Even with Walker gone, Wisconsin is unlikely to get better terms. Shortly before Evers was sworn in, the Republican-controlled legislature passed a series of rules that make it difficult for the new governor to tear up the Foxconn deal. Mount Pleasant and surrounding Racine County have invested at least $130 million in Foxconn-related expenses such as land acquisition, and the state has committed an estimated $120 million to related road improvements. In an interview, Evers says he’ll push for more transparency and to hold the company to its word, but admits his powers are “significantly constrained.” To some extent, Gou is trapped, too. Tying the Wisconsin factory so closely to Trump means he can’t just ditch the project and risk hampering Foxconn’s U.S. business.

Almost every current and former Foxconn employee interviewed for this story predicted there will never be anywhere near 13,000 workers in Wisconn Valley. As of press time, there were only 122 job listings on the company’s website, many at least five months old. Still, in some ways, Foxconn is keeping up appearances. On a recent visit to the Mount Pleasant plot, an array of trucks, cranes, and construction workers were digging up dirt on an expanse of snow-blanketed farmland.

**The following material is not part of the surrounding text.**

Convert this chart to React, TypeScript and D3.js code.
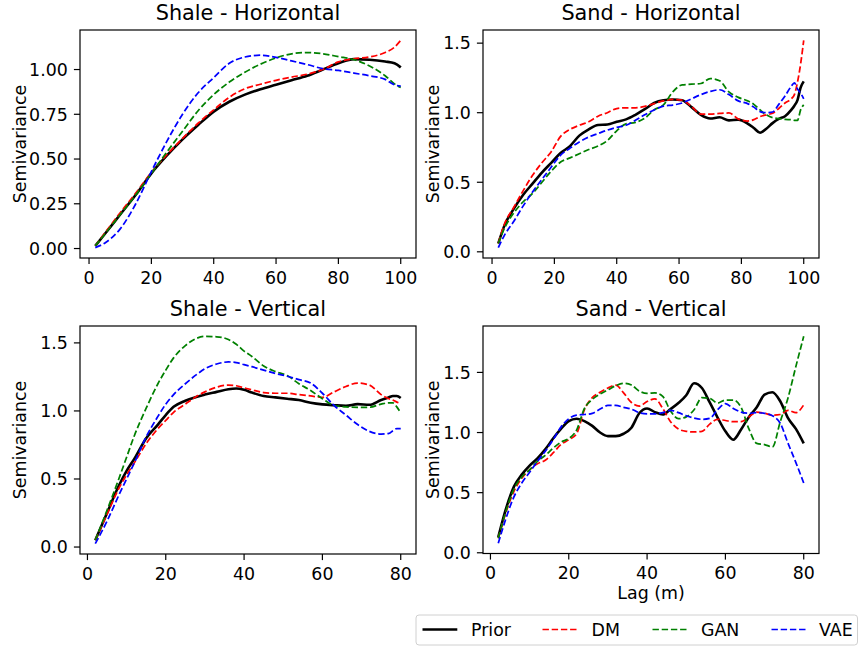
import React from "react";
import * as d3 from "d3";

// ---------- DATA ----------
const lagShaleH = [2, 5, 10, 15, 20, 25, 30, 35, 40, 45, 50, 55, 60, 65, 70, 75, 80, 85, 90, 95, 98, 100];
const priorShaleH = [0.015, 0.08, 0.19, 0.3, 0.42, 0.52, 0.61, 0.69, 0.765, 0.82, 0.86, 0.89, 0.915, 0.94, 0.965, 1.0, 1.035, 1.058, 1.055, 1.045, 1.035, 1.012];
const dmShaleH = [0.015, 0.085, 0.2, 0.31, 0.425, 0.525, 0.615, 0.7, 0.775, 0.845, 0.893, 0.918, 0.94, 0.958, 0.974, 1.0, 1.043, 1.06, 1.07, 1.095, 1.125, 1.163];
const ganShaleH = [0.015, 0.08, 0.19, 0.3, 0.42, 0.54, 0.655, 0.77, 0.86, 0.93, 0.985, 1.03, 1.065, 1.088, 1.095, 1.088, 1.072, 1.055, 1.02, 0.965, 0.92, 0.9];
const vaeShaleH = [0.005, 0.03, 0.11, 0.25, 0.43, 0.6, 0.75, 0.87, 0.955, 1.035, 1.07, 1.08, 1.068, 1.048, 1.028, 1.005, 0.995, 0.98, 0.965, 0.945, 0.915, 0.907];

const lagSandH = [2, 4, 7, 10, 13, 16, 19, 22, 25, 28, 31, 34, 37, 40, 43, 46, 49, 52, 55, 58, 61, 64, 67, 70, 73, 76, 79, 82, 84, 86, 88, 90, 92, 94, 96, 97, 98, 99, 100];
const priorSandH = [0.06, 0.19, 0.31, 0.41, 0.49, 0.57, 0.64, 0.71, 0.76, 0.835, 0.88, 0.912, 0.915, 0.935, 0.952, 0.985, 1.025, 1.07, 1.09, 1.095, 1.09, 1.04, 0.984, 0.958, 0.967, 0.945, 0.95, 0.922, 0.89, 0.856, 0.885, 0.925, 0.955, 0.975, 1.02, 1.05, 1.09, 1.18, 1.225];
const dmSandH = [0.06, 0.2, 0.32, 0.44, 0.55, 0.64, 0.72, 0.83, 0.88, 0.91, 0.935, 0.975, 1.0, 1.03, 1.035, 1.035, 1.045, 1.065, 1.085, 1.095, 1.09, 1.045, 0.99, 0.99, 0.995, 0.998, 0.955, 0.94, 0.95, 0.972, 0.985, 0.996, 1.03, 1.07, 1.1, 1.13, 1.22, 1.35, 1.52];
const ganSandH = [0.06, 0.17, 0.28, 0.36, 0.42, 0.5, 0.58, 0.645, 0.675, 0.705, 0.735, 0.76, 0.8, 0.87, 0.92, 0.93, 0.96, 1.02, 1.057, 1.15, 1.2, 1.205, 1.21, 1.245, 1.23, 1.15, 1.11, 1.085, 1.06, 1.02, 0.985, 0.965, 0.958, 0.952, 0.95, 0.945, 0.945, 1.02, 1.056];
const vaeSandH = [0.03, 0.12, 0.22, 0.33, 0.43, 0.52, 0.61, 0.695, 0.745, 0.79, 0.825, 0.85, 0.875, 0.895, 0.91, 0.945, 0.985, 1.02, 1.047, 1.055, 1.07, 1.1, 1.13, 1.153, 1.165, 1.13, 1.085, 1.065, 1.04, 1.008, 1.0, 1.005, 1.06, 1.12, 1.19, 1.215, 1.17, 1.14, 1.1];

const lagShaleV = [2, 5, 8, 10, 12, 15, 18, 20, 22, 25, 28, 30, 33, 36, 38, 40, 42, 45, 48, 51, 54, 57, 60, 63, 66, 69, 72, 75, 77, 78, 79, 80];
const priorShaleV = [0.05, 0.25, 0.45, 0.56, 0.65, 0.8, 0.9, 0.97, 1.03, 1.075, 1.105, 1.12, 1.14, 1.16, 1.165, 1.155, 1.135, 1.11, 1.1, 1.09, 1.08, 1.06, 1.048, 1.042, 1.038, 1.05, 1.045, 1.08, 1.1, 1.11, 1.11, 1.095];
const dmShaleV = [0.05, 0.24, 0.43, 0.53, 0.62, 0.76, 0.87, 0.93, 0.99, 1.05, 1.11, 1.14, 1.175, 1.19, 1.185, 1.17, 1.155, 1.135, 1.13, 1.13, 1.12, 1.11, 1.1, 1.14, 1.18, 1.205, 1.19, 1.12, 1.09, 1.08, 1.065, 1.055];
const ganShaleV = [0.05, 0.27, 0.5, 0.66, 0.82, 1.02, 1.2, 1.3, 1.39, 1.48, 1.535, 1.548, 1.545, 1.525, 1.49, 1.44, 1.4, 1.33, 1.29, 1.26, 1.2, 1.15, 1.09, 1.04, 1.03, 1.027, 1.027, 1.05, 1.06, 1.06, 1.03, 0.985];
const vaeShaleV = [0.025, 0.19, 0.38, 0.5, 0.62, 0.81, 0.96, 1.05, 1.12, 1.2, 1.27, 1.31, 1.345, 1.36, 1.355, 1.34, 1.325, 1.3, 1.275, 1.255, 1.23, 1.205, 1.13, 1.04, 0.97, 0.9, 0.85, 0.83, 0.835, 0.855, 0.87, 0.87];

const lagSandV = [2, 4, 6, 8, 10, 12, 14, 16, 18, 20, 22, 24, 26, 28, 30, 32, 34, 36, 38, 40, 42, 44, 46, 48, 50, 52, 54, 56, 58, 60, 62, 64, 66, 68, 70, 72, 74, 76, 78, 80];
const priorSandV = [0.13, 0.37, 0.55, 0.65, 0.725, 0.785, 0.86, 0.95, 1.03, 1.095, 1.115, 1.095, 1.055, 1.0, 0.97, 0.97, 0.99, 1.04, 1.16, 1.2, 1.17, 1.15, 1.195, 1.245, 1.31, 1.41, 1.37, 1.25, 1.125, 1.01, 0.94, 1.025, 1.13, 1.21, 1.315, 1.335, 1.26, 1.12, 1.03, 0.91];
const dmSandV = [0.12, 0.34, 0.51, 0.62, 0.69, 0.74, 0.77, 0.83, 0.9, 0.94, 0.99, 1.19, 1.29, 1.335, 1.37, 1.395, 1.33, 1.25, 1.22, 1.258, 1.28, 1.2, 1.09, 1.03, 1.01, 1.005, 1.01, 1.07, 1.11, 1.1, 1.09, 1.09, 1.13, 1.17, 1.16, 1.145, 1.15, 1.185, 1.165, 1.23];
const ganSandV = [0.12, 0.35, 0.53, 0.63, 0.69, 0.76, 0.81, 0.87, 0.92, 0.95, 1.02, 1.2, 1.275, 1.32, 1.355, 1.39, 1.41, 1.395, 1.345, 1.325, 1.33, 1.3, 1.18, 1.115, 1.13, 1.19, 1.29, 1.284, 1.245, 1.27, 1.27, 1.21, 1.03, 0.91, 0.9, 0.88, 1.09, 1.29, 1.55, 1.8];
const vaeSandV = [0.08, 0.29, 0.465, 0.58, 0.67, 0.76, 0.845, 0.94, 1.045, 1.115, 1.145, 1.15, 1.16, 1.195, 1.225, 1.225, 1.21, 1.195, 1.165, 1.155, 1.155, 1.165, 1.185, 1.165, 1.14, 1.12, 1.11, 1.118, 1.19, 1.24, 1.2, 1.17, 1.16, 1.165, 1.16, 1.14, 1.077, 0.91, 0.75, 0.58];

const seriesNames = ["Prior", "DM", "GAN", "VAE"];
const seriesColors = ["#000000", "#ff0000", "#008000", "#0000ff"];

const panelTitles = ["Shale - Horizontal", "Sand - Horizontal", "Shale - Vertical", "Sand - Vertical"];
const xTicksH = [0, 20, 40, 60, 80, 100];
const xTicksV = [0, 20, 40, 60, 80];
const yTicksShaleH = [0, 0.25, 0.5, 0.75, 1.0];
const yTicksOther = [0, 0.5, 1.0, 1.5];

// ---------- LAYOUT ----------
const W = 859;
const H = 648;
const FONT = "'DejaVu Sans', sans-serif";
const TICK_FS = 17.4;
const TITLE_FS = 20.8;
const TICK_LEN = 6.1;
const boxes = [
  { x: 80, y: 30, w: 336, h: 228 },
  { x: 483, y: 30, w: 336, h: 228 },
  { x: 80, y: 326, w: 336, h: 228 },
  { x: 483, y: 326, w: 336, h: 227.5 },
];

const panels = [
  { lags: lagShaleH, series: [priorShaleH, dmShaleH, ganShaleH, vaeShaleH], xTicks: xTicksH, yTicks: yTicksShaleH, yFmt: ".2f" },
  { lags: lagSandH, series: [priorSandH, dmSandH, ganSandH, vaeSandH], xTicks: xTicksH, yTicks: yTicksOther, yFmt: ".1f" },
  { lags: lagShaleV, series: [priorShaleV, dmShaleV, ganShaleV, vaeShaleV], xTicks: xTicksV, yTicks: yTicksOther, yFmt: ".1f" },
  { lags: lagSandV, series: [priorSandV, dmSandV, ganSandV, vaeSandV], xTicks: xTicksV, yTicks: yTicksOther, yFmt: ".1f" },
];

function pad(ext: [number, number]): [number, number] {
  const r = ext[1] - ext[0];
  return [ext[0] - 0.05 * r, ext[1] + 0.05 * r];
}

function Panel({ idx }: { idx: number }) {
  const p = panels[idx];
  const b = boxes[idx];
  const xExt = d3.extent(p.lags) as [number, number];
  const allY = p.series.flat();
  const yExt = d3.extent(allY) as [number, number];
  const x = d3.scaleLinear().domain(pad(xExt)).range([b.x, b.x + b.w]);
  const y = d3.scaleLinear().domain(pad(yExt)).range([b.y + b.h, b.y]);
  const fmt = d3.format(p.yFmt);
  const line = d3
    .line<[number, number]>()
    .x((d) => x(d[0]))
    .y((d) => y(d[1]))
    .curve(d3.curveMonotoneX);
  const clipId = `clip${idx}`;
  const isRight = idx % 2 === 1;
  const ylabelX = isRight ? 439 : 26;
  return (
    <g>
      <defs>
        <clipPath id={clipId}>
          <rect x={b.x} y={b.y} width={b.w} height={b.h} />
        </clipPath>
      </defs>
      <g clipPath={`url(#${clipId})`}>
        {p.series.map((vals, si) => {
          const pts = p.lags.map((l, i) => [l, vals[i]] as [number, number]).filter((d) => d[1] !== undefined);
          return (
            <path
              key={si}
              d={line(pts) || ""}
              fill="none"
              stroke={seriesColors[si]}
              strokeWidth={si === 0 ? 2.6 : 1.74}
              strokeDasharray={si === 0 ? undefined : "6.4,2.8"}
              strokeLinejoin="round"
            />
          );
        })}
      </g>
      <rect x={b.x} y={b.y} width={b.w} height={b.h} fill="none" stroke="#000" strokeWidth={1.2} />
      {p.xTicks.map((t) => (
        <g key={`x${t}`}>
          <line x1={x(t)} x2={x(t)} y1={b.y + b.h} y2={b.y + b.h + TICK_LEN} stroke="#000" strokeWidth={1.2} />
          <text x={x(t)} y={b.y + b.h + 25.5} textAnchor="middle" fontSize={TICK_FS} fontFamily={FONT} fill="#000">
            {t}
          </text>
        </g>
      ))}
      {p.yTicks.map((t) => (
        <g key={`y${t}`}>
          <line x1={b.x - TICK_LEN} x2={b.x} y1={y(t)} y2={y(t)} stroke="#000" strokeWidth={1.2} />
          <text x={b.x - 12.2} y={y(t)} dy="0.36em" textAnchor="end" fontSize={TICK_FS} fontFamily={FONT} fill="#000">
            {fmt(t)}
          </text>
        </g>
      ))}
      <text
        x={ylabelX}
        y={b.y + b.h / 2}
        transform={`rotate(-90, ${ylabelX}, ${b.y + b.h / 2})`}
        textAnchor="middle"
        fontSize={TICK_FS}
        fontFamily={FONT}
        fill="#000"
      >
        Semivariance
      </text>
      <text x={b.x + b.w / 2} y={b.y - 10.5} textAnchor="middle" fontSize={TITLE_FS} fontFamily={FONT} fill="#000">
        {panelTitles[idx]}
      </text>
    </g>
  );
}

function Legend() {
  const starts = [422.5, 542.5, 652.5, 771.5];
  const textX = [471, 591.5, 701, 819];
  return (
    <g>
      <rect x={416} y={615} width={441.5} height={30} rx={3} fill="#fff" stroke="#d0d0d0" strokeWidth={1} />
      {seriesNames.map((n, i) => (
        <g key={n}>
          <line
            x1={starts[i]}
            x2={starts[i] + 34.8}
            y1={629.5}
            y2={629.5}
            stroke={seriesColors[i]}
            strokeWidth={i === 0 ? 2.6 : 1.74}
            strokeDasharray={i === 0 ? undefined : "6.4,2.8"}
          />
          <text x={textX[i]} y={635.8} fontSize={TICK_FS} fontFamily={FONT} fill="#000">
            {n}
          </text>
        </g>
      ))}
    </g>
  );
}

export default function App() {
  const b4 = boxes[3];
  return (
    <svg
      width={W}
      height={H}
      viewBox={`0 0 ${W} ${H}`}
      style={{ position: "absolute", left: 0, top: 0, background: "#fff" }}
    >
      <rect x={0} y={0} width={W} height={H} fill="#fff" />
      {panels.map((_, i) => (
        <Panel key={i} idx={i} />
      ))}
      <text x={b4.x + b4.w / 2} y={598.5} textAnchor="middle" fontSize={TICK_FS} fontFamily={FONT} fill="#000">
        Lag (m)
      </text>
      <Legend />
    </svg>
  );
}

Gou toured the site when Foxconn was first devising its plans for Wisconsin, recalls Jim Paetsch, a vice president at the Milwaukee 7, a regional economic development group that assisted Walker’s team with early negotiations. Gou had ostensibly wanted to see what the future of his U.S. operations looked like. Unfortunately, days of rain had left the area sodden. “He was walking through the field, out on this farm, and I could see him sinking, the mud just coming up all around him,” Paetsch says. “But he’s a visionary.”